Plotting code records:
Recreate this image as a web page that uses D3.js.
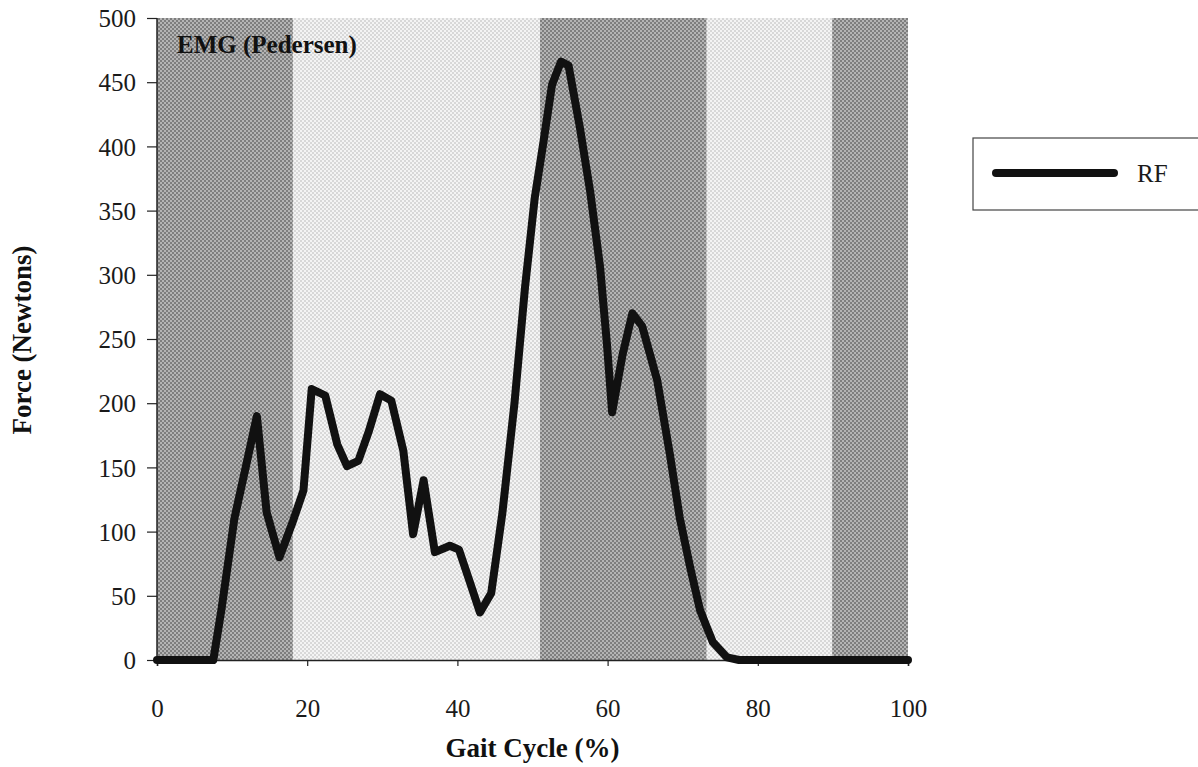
<!DOCTYPE html>
<html><head><meta charset="utf-8">
<script src="https://cdn.jsdelivr.net/npm/d3@7"></script>
<style>body{margin:0;background:#fff}svg{display:block}</style>
</head><body>
<svg id="c" width="1198" height="767"></svg>
<script>
// Data
const gait = [0, 3, 7.5, 8.6, 10.3, 12, 13.3, 14.6, 16.3, 18.1, 19.5, 20.6, 22.4, 24, 25.3, 26.8, 28.2, 29.7, 31.2, 32.8, 34.1, 35.5, 37.0, 39.0, 40.2, 41.7, 43.0, 44.5, 46.0, 47.6, 49.0, 50.3, 51.5, 52.6, 53.8, 54.8, 56.3, 57.7, 59.0, 59.9, 60.6, 62.0, 63.3, 64.6, 66.6, 68.3, 69.6, 71.0, 72.3, 74.0, 75.9, 77.5, 85, 100];
const force = [0, 0, 0, 40, 110, 155, 190, 115, 80, 108, 132, 211, 206, 168, 151, 155, 178, 207, 202, 163, 98, 140, 84, 89, 86, 60, 37, 52, 115, 200, 290, 360, 405, 448, 466, 463, 415, 364, 306, 247, 193, 238, 270, 260, 218, 160, 111, 72, 39, 14, 2, 0, 0, 0];
const bandStart = [0, 18.1, 51.0, 73.2, 89.9];
const bandEnd = [18.1, 51.0, 73.2, 89.9, 100];
const bandTone = ["dark", "light", "dark", "light", "dark"];
const xTicks = [0, 20, 40, 60, 80, 100];
const yTicks = [0, 50, 100, 150, 200, 250, 300, 350, 400, 450, 500];
const seriesName = "RF";
const annotation = "EMG (Pedersen)";

const svg = d3.select("#c");
const L = 157, R = 908, T = 18, B = 660;
const x = d3.scaleLinear().domain([0, 100]).range([L, R]);
const y = d3.scaleLinear().domain([0, 500]).range([B, T]);

// halftone-like patterns
const defs = svg.append("defs");
function pat(id, a, b) {
  const p = defs.append("pattern").attr("id", id).attr("width", 4).attr("height", 4)
    .attr("patternUnits", "userSpaceOnUse");
  p.append("rect").attr("width", 4).attr("height", 4).attr("fill", a);
  p.append("rect").attr("x", 0).attr("y", 0).attr("width", 2).attr("height", 2).attr("fill", b);
  p.append("rect").attr("x", 2).attr("y", 2).attr("width", 2).attr("height", 2).attr("fill", b);
}
pat("dark", "#b4b4b4", "#7e7e7e");
pat("light", "#f4f4f4", "#d8d8d8");

svg.append("g").selectAll("rect").data(bandStart).join("rect")
  .attr("x", (d) => x(d)).attr("y", T)
  .attr("width", (d, i) => x(bandEnd[i]) - x(d))
  .attr("height", B - T)
  .attr("fill", (d, i) => "url(#" + bandTone[i] + ")");

const serif = "'Liberation Serif','Times New Roman',serif";

// axes
const yAxis = svg.append("g").attr("transform", `translate(${L},0)`)
  .call(d3.axisLeft(y).tickValues(yTicks).tickSize(10).tickPadding(11));
const xAxis = svg.append("g").attr("transform", `translate(0,${B})`)
  .call(d3.axisBottom(x).tickValues(xTicks).tickSize(6).tickPadding(33));
[yAxis, xAxis].forEach(g => {
  g.select(".domain").attr("stroke", "#222").attr("stroke-width", 1.5);
  g.selectAll(".tick line").attr("stroke", "#222").attr("stroke-width", 1.2);
  g.selectAll("text").attr("font-family", serif).attr("font-size", 25).attr("fill", "#1a1a1a");
});
yAxis.select(".domain").attr("d", `M0,${B}V${T}`);
yAxis.selectAll(".tick text").attr("dy", "0.35em");

// line
svg.append("path").datum(gait.map((g, i) => [g, force[i]]))
  .attr("fill", "none").attr("stroke", "#111").attr("stroke-width", 8)
  .attr("stroke-linejoin", "round").attr("stroke-linecap", "round")
  .attr("d", d3.line().x(d => x(d[0])).y(d => y(d[1])));

// annotation
svg.append("text").attr("x", 177).attr("y", 53).text(annotation)
  .attr("font-family", serif).attr("font-weight", "bold").attr("font-size", 25).attr("fill", "#111");

// titles
svg.append("text").attr("x", (L + R) / 2).attr("y", 757).attr("text-anchor", "middle")
  .text("Gait Cycle (%)").attr("font-family", serif).attr("font-weight", "bold").attr("font-size", 27).attr("fill", "#111");
svg.append("text").attr("transform", "translate(31,340) rotate(-90)").attr("text-anchor", "middle")
  .text("Force (Newtons)").attr("font-family", serif).attr("font-weight", "bold").attr("font-size", 27).attr("fill", "#111");

// legend
const lg = svg.append("g");
lg.append("rect").attr("x", 973).attr("y", 138).attr("width", 240).attr("height", 72)
  .attr("fill", "#fff").attr("stroke", "#444").attr("stroke-width", 1.2);
lg.append("line").attr("x1", 996).attr("x2", 1114).attr("y1", 173).attr("y2", 173)
  .attr("stroke", "#111").attr("stroke-width", 8).attr("stroke-linecap", "round");
lg.append("text").attr("x", 1137).attr("y", 182).text(seriesName)
  .attr("font-family", serif).attr("font-size", 25).attr("fill", "#1a1a1a");
</script>
</body></html>
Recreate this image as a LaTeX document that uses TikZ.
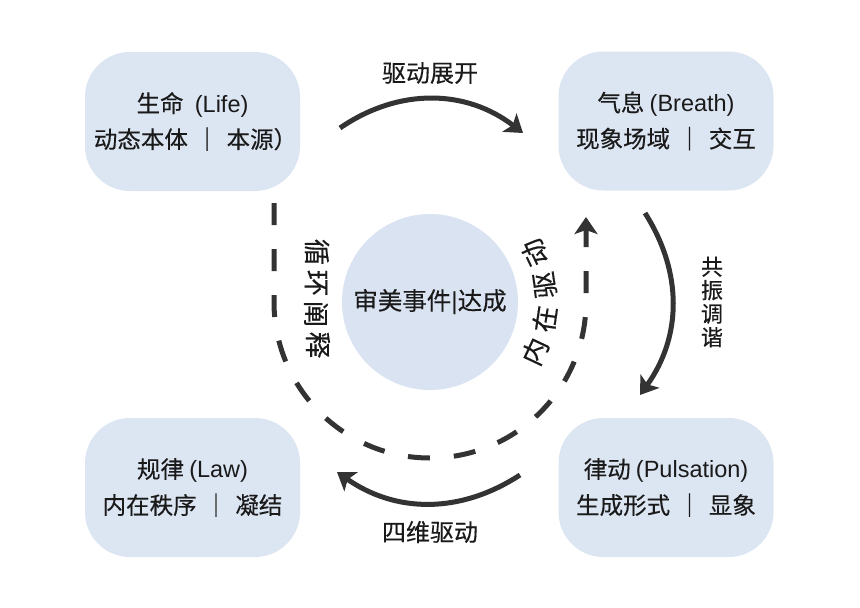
\documentclass[tikz,border=0pt]{standalone}
\usepackage{fontspec}
\setmainfont{Noto Sans CJK SC}[RawFeature={embolden=0.3}]
\newfontfamily\lat{Liberation Sans}
\usetikzlibrary{arrows.meta}
\definecolor{boxfill}{HTML}{DCE5F2}
\definecolor{circfill}{HTML}{D9E3F2}
\definecolor{ink}{HTML}{1A1A1A}
\definecolor{arr}{HTML}{333333}
\tikzset{
  box/.style={fill=boxfill, rounded corners=45pt, minimum width=215pt, minimum height=139pt, inner sep=0pt, align=center, text=ink, font=\fontsize{23.5}{36}\selectfont},
  hub/.style={circle, fill=circfill, minimum size=176pt, inner sep=0pt, text=ink, font=\fontsize{24.5}{27}\selectfont},
  lbl/.style={text=ink, font=\fontsize{24}{27}\selectfont, inner sep=0pt},
  rch/.style={text=ink, font=\fontsize{26.5}{28}\selectfont, inner sep=0pt},
  solidarrow/.style={draw=arr, line width=5pt, -{Stealth[length=17pt,width=23pt,inset=4pt]}},
  dashedarrow/.style={draw=arr, line width=5pt, dash pattern=on 22pt off 24pt, -{Stealth[length=17pt,width=23pt,inset=4pt]}}
}
\begin{document}
\begin{tikzpicture}[x=1pt,y=1pt]
\useasboundingbox (0,0) rectangle (860,-608);
\fill[white] (0,0) rectangle (860,-608);

\node[box] (life) at (192.5,-121.5) {生命\hspace{6pt} {\lat (Life)}\\\hspace{6pt}动态本体\hspace{0.1em} ｜ \hspace{0.1em}本源）};
\node[box] (breath) at (666,-121) {气息 {\lat (Breath)}\\现象场域\hspace{0.1em} ｜ \hspace{0.1em}交互};
\node[box] (law) at (192.5,-487.5) {规律 {\lat (Law)}\\内在秩序\hspace{0.1em} ｜ \hspace{0.1em}凝结};
\node[box] (puls) at (666,-487.5) {律动 {\lat (Pulsation)}\\生成形式\hspace{0.1em} ｜ \hspace{0.1em}显象};

\node[hub] (hub) at (430,-302) {审美事件{\lat |}达成};

% solid arrows
\coordinate (a1s) at (340,-128);
\coordinate (a1e) at (523,-133);
\coordinate (a2s) at (645,-213);
\coordinate (a2e) at (640,-395);
\coordinate (a3s) at (520,-475);
\coordinate (a3e) at (337,-472);
\draw[solidarrow] (a1s) to[bend left=36] (a1e);
\draw[solidarrow] (a2s) to[bend left=34] (a2e);
\draw[solidarrow] (a3s) to[bend left=34] (a3e);

\node[lbl] (l1) at (430,-73) {驱动展开};
\node[lbl] (l3) at (430,-532) {四维驱动};
\node[lbl, align=center, font=\fontsize{22}{23.5}\selectfont] (l2) at (712,-302) {共\\振\\调\\谐};

% dashed loop
\coordinate (ds) at (274,-203);
\coordinate (de) at (586,-217);
\draw[dashedarrow] (ds) -- (274,-302) arc[start angle=180, end angle=360, radius=156] -- (de);

% left rotated text
\node[rch, rotate=-90] (c1) at (317,-252) {循};
\node[rch, rotate=-90] (c2) at (316,-283) {环};
\node[rch, rotate=-90] (c3) at (316,-314) {阐};
\node[rch, rotate=-90] (c4) at (318,-345) {释};

% right curved text
\node[rch, rotate=64.8] (d1) at (534.97,-351.39) {内};
\node[rch, rotate=81.6] (d2) at (544.76,-318.95) {在};
\node[rch, rotate=98.4] (d3) at (544.76,-285.05) {驱};
\node[rch, rotate=115.2] (d4) at (534.97,-252.61) {动};
\end{tikzpicture}
\end{document}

### Task to carry out
Gather each line of the records holding the string "that".

### Output for this exercise
Recreate this image as a web page that uses D3.js.
Recreate this image as a LaTeX document that uses TikZ.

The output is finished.